The New Drifters, 2024

Phytoplankton are too small to be seen with the unaided eye. Our ocular capacity blinds us to their essential role in the carbon cycle and global photosynthetic activity. This blindness mirrors our collective ways of unseeing the trash we pollute into our oceans and our inability to hold in our minds the object permanence of what we discard. 

This photograph lets us see the new plastic drifters; the detritus in our oceans crowding the vibrant marine plankton. Each individual piece is a gleaned waste object I have found by the coast, captured and inverted to resemble the disrupted underwater world of sea plankton. Now you can see them. 

The Reflection Series

The Reflection Series, 2024

Mirror chrome paint on gleaned plastic trash: an intervention for discarded consumer waste dressed up in a silvery imitation of material value. This series redefines the destiny of each piece of plastic pollution I have gleaned from our local beaches. Now, they exist as reflective symbols of material culture. 

Reflective surfaces upon which to examine whether the objects in our lives merely imitate what is truly valuable. So, in the objects we throw away can we ask: what really matters to us?

Girlhood and What Remains
Girlhood and What Remains

Girlhood and What Remains, 2024

A photographic collection of gleaned trash objects once used to satisfy our cultural dream of girlhood. 

Objects of craft, connection, and colour, once sold as aspirational items of a constructed identity, are now washed up on the shore.

At first, we marvel at the objects’ sparkle, hue, shape, and cuteness. But when new social demands are imposed on women-as-consumers, these former objects of desire are discarded and littered in our environment as symbols of our collective unconscious in the form of waste.

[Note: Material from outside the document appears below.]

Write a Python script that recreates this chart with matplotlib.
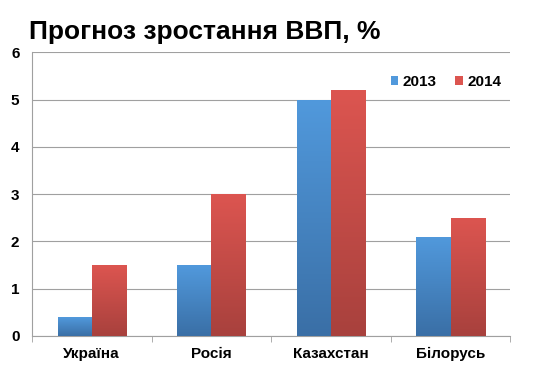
import numpy as np
import matplotlib
matplotlib.use("Agg")
import matplotlib.pyplot as plt
from matplotlib.colors import LinearSegmentedColormap

plt.rcParams['font.family'] = ['Liberation Sans', 'DejaVu Sans']

categories = ["Україна", "Росія", "Казахстан", "Білорусь"]
years = ["2013", "2014"]
values_2013 = [0.4, 1.5, 5.0, 2.1]
values_2014 = [1.5, 3.0, 5.2, 2.5]

# top/bottom colours of the gradient bars
colors = {
    "2013": ("#5199dc", "#3a6fa6"),
    "2014": ("#dc5550", "#a8413d"),
}

fig = plt.figure(figsize=(5.5, 3.74), dpi=100)
ax = fig.add_axes([0.058, 0.102, 0.87, 0.758])

x = np.arange(len(categories))
width = 0.285
for i, (year, vals) in enumerate(zip(years, [values_2013, values_2014])):
    offs = (i - 0.5) * width
    bars = ax.bar(x + offs, vals, width, color=colors[year][0], label=year,
                  zorder=2, linewidth=0)
    cmap = LinearSegmentedColormap.from_list(year, [colors[year][1], colors[year][0]])
    for b in bars:
        bx = b.get_x()
        bw, bh = b.get_width(), b.get_height()
        grad = np.linspace(0, 1, 100).reshape(-1, 1)
        im = ax.imshow(grad, cmap=cmap, origin="lower", aspect="auto",
                       extent=(bx, bx + bw, 0, bh), zorder=3)
        im.set_clip_path(b)

ax.set_xlim(-0.5, len(categories) - 0.5)
ax.set_ylim(0, 6)
ax.set_yticks(range(7))
ax.yaxis.grid(True, color="#a0a0a0", linewidth=0.8, zorder=0)
ax.set_axisbelow(True)

ax.set_xticks(x)
ax.set_xticklabels(categories, fontsize=11, fontweight="bold")
ax.set_xticks(np.arange(-0.5, len(categories)), minor=True)
ax.tick_params(axis="x", which="major", length=0, pad=8)
ax.tick_params(axis="x", which="minor", length=4, color="#a0a0a0")
ax.tick_params(axis="y", length=0, labelsize=11, pad=9)
for lab in ax.get_yticklabels():
    lab.set_fontweight("bold")

for s in ["top", "right"]:
    ax.spines[s].set_visible(False)
for s in ["left", "bottom"]:
    ax.spines[s].set_color("#a0a0a0")

leg = ax.legend(loc="upper right", bbox_to_anchor=(1.01, 0.97), ncol=2,
                frameon=False, handlelength=0.5, handleheight=0.5,
                handletextpad=0.3, columnspacing=1.2,
                prop={"weight": "bold", "size": 11})

fig.text(0.053, 0.915, "Прогноз зростання ВВП, %", fontsize=19,
         fontweight="bold", ha="left", va="center")

fig.savefig("out.png", dpi=100)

A Taxonomy of How We Eat Fish

A Taxonomy of How We Eat Fish, 2024

We overfish and flavour our food. We bottle the flavour, the ferment, the paste, in single-use plastic bottles with fish eyes and fish faces. We marvel at the fish bottle. Their sense of whimsy. The Japanese entomologist Yoshisha Sawada has identified 76 kinds of soy sauce fish containers. 6 Families. 21 Geni. 

This is my collection of plastic soy fish bottles I have gleaned from the shores of Sydney, taxonomised in order from full and unused, through to used and degraded by the environment, then empty and discarded. 

The plastic fish, now labelled with the names of endangered species of fish; reimagine our finite natural resources.  We eat, displace, and poison. We name, taxonomies, and sort in systems, as an attempt of dominion over the world around us. Then we fill the void we have created with plastic imitations, and they are so cute.